According to reports, the UP cabinet on Wednesday approved new sugar policy and restructuring of financial model for purchase of power. The new sugar policy paves way for opening of more mills in the state by the private sector. Following are the highlights of the major decisions:
Financial restructuring of UPPCL: The cabinet cleared the restructuring of power distribution companies as per the proposal of the Central government. The cabinet approved the financial restructuring plan and sent it to the Centre for its nod. The government has formed a panel under the chairmanship of principal secretary (finance). The energy secretrary and UPPCL managing director will be among the members of this panel. Besides, a state-level monitoring panel will be formed under the chairmanship of the chief secretary.
Solar Power Policy: The Solar Power Policy 2013 will be in place till 2017 under which a minimum of 5 MW capacity to produce a total of 500 MW power supply will be established and their targets would be fixed by Uttar Pradesh Non-conventional Energy Development Agency ( UPNEDA) which has been designated as the nodal agency for the project.

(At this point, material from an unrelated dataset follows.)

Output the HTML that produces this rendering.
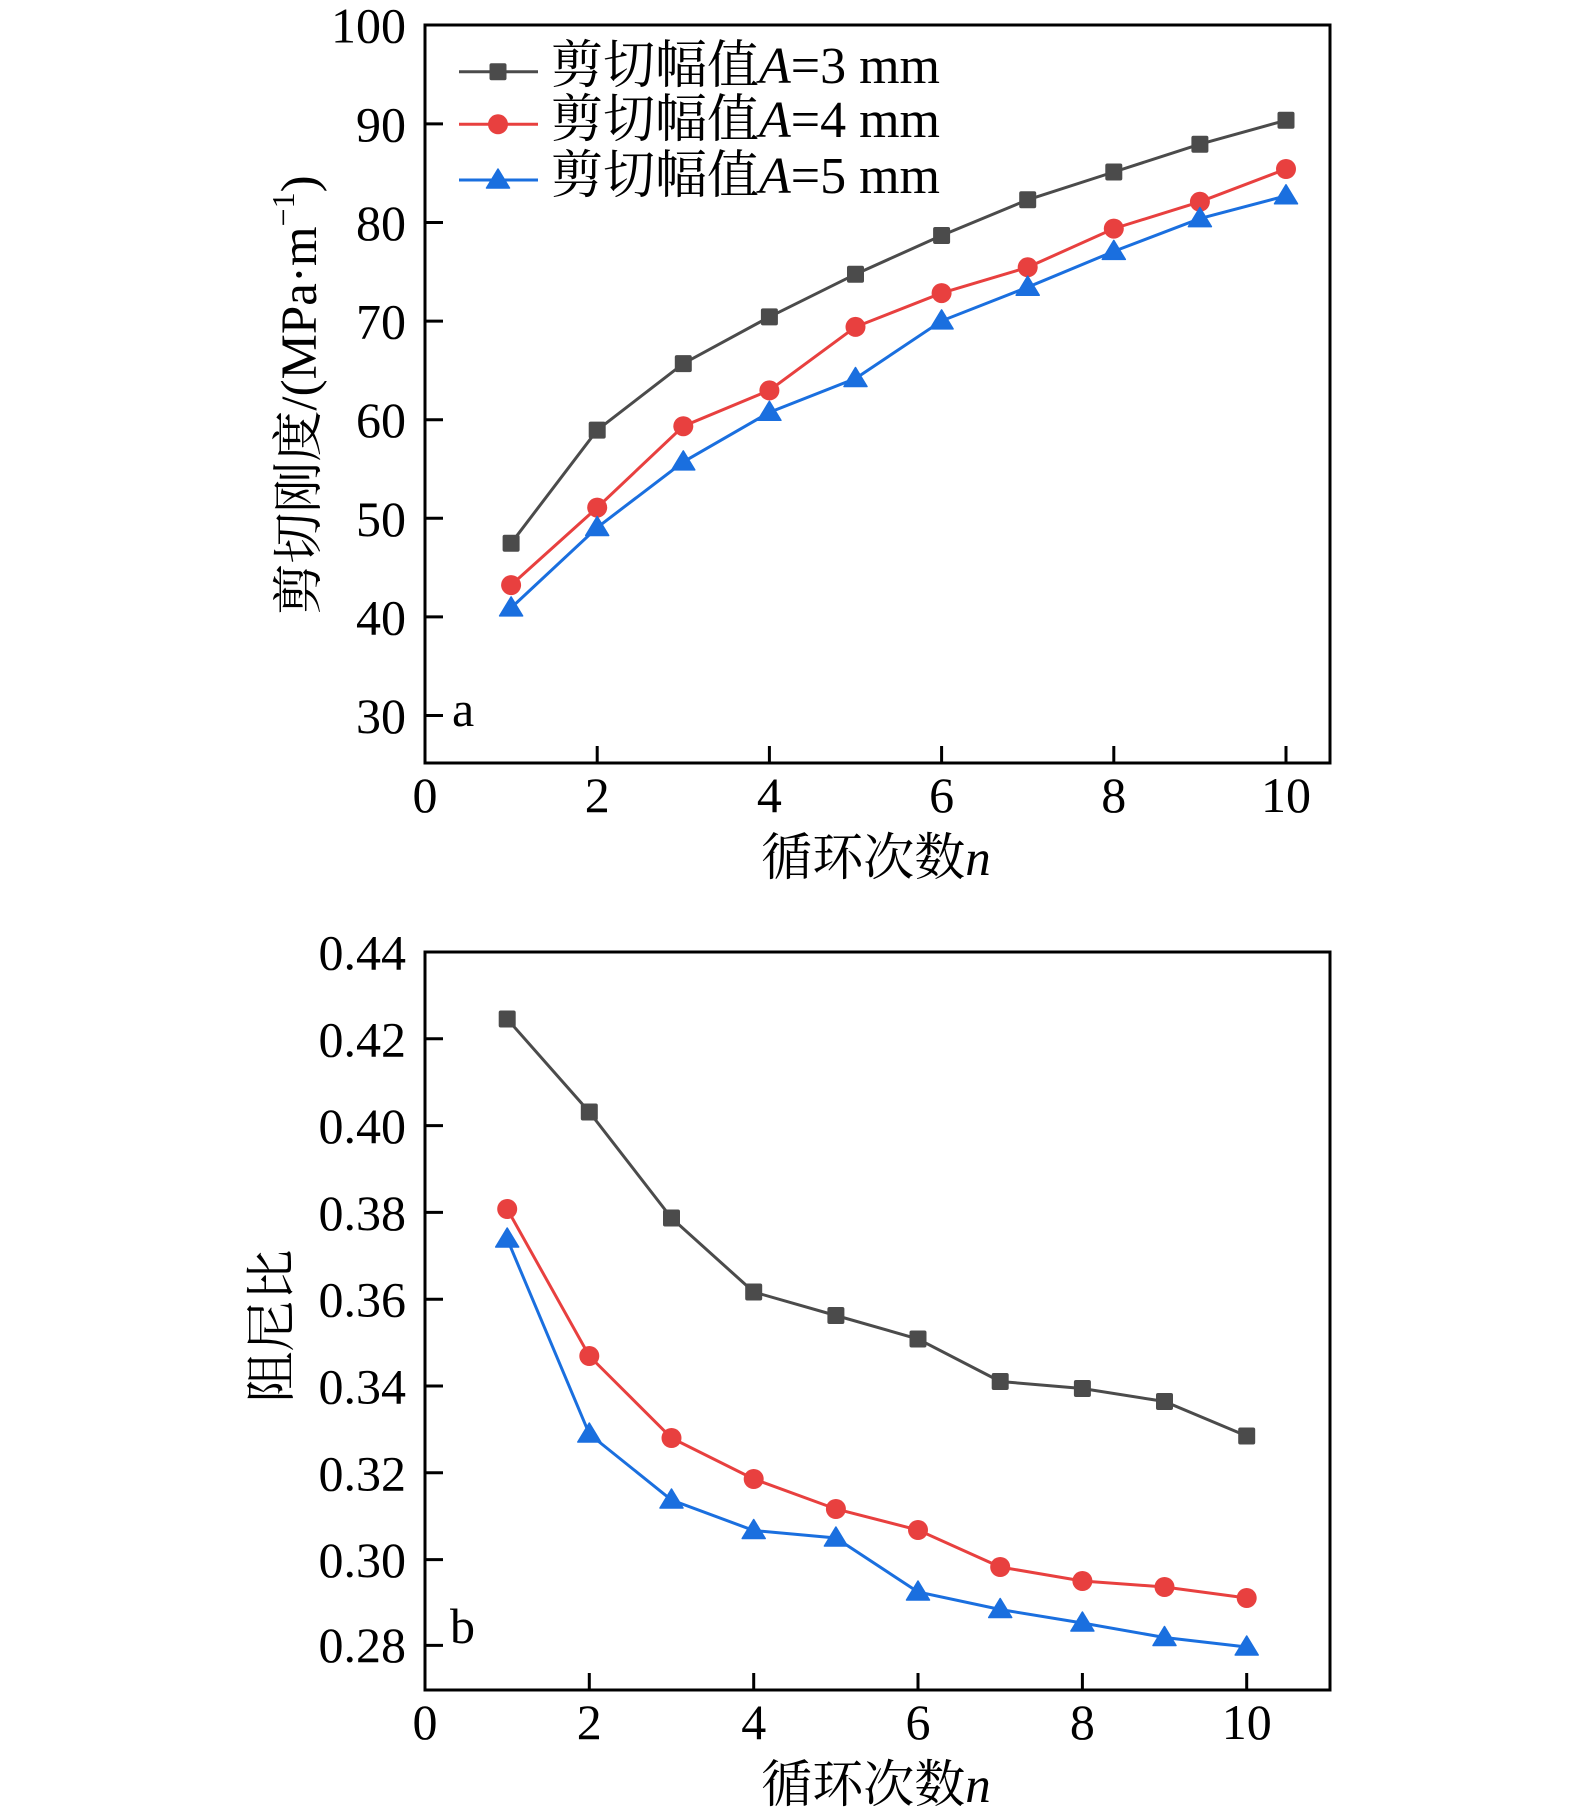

Sugar industry co generation: The policy will be applicable over 14 select districts of the state including Deoria, Mau, Azamgarh, Jaunpur, Amethi, Rae Bareilly, Badaun, Ghazipur, Balia, Gorakhpur, Sidhartnagar, Etah, Etawah, Kannauj, Mainpuri, Farrukhabad, Ferozabad, Banda, Chitrakoot, Hamirpur, Mahiba Jhansi Jalaun and Lalitpur. The government would encourage establishing new sugar mills in these districts with a rider that the co-generation and distillery units can be set up anywhere in the state. The government will also allow a series of concessions including 5 per cut on loan, purchase of sugarcane and likes.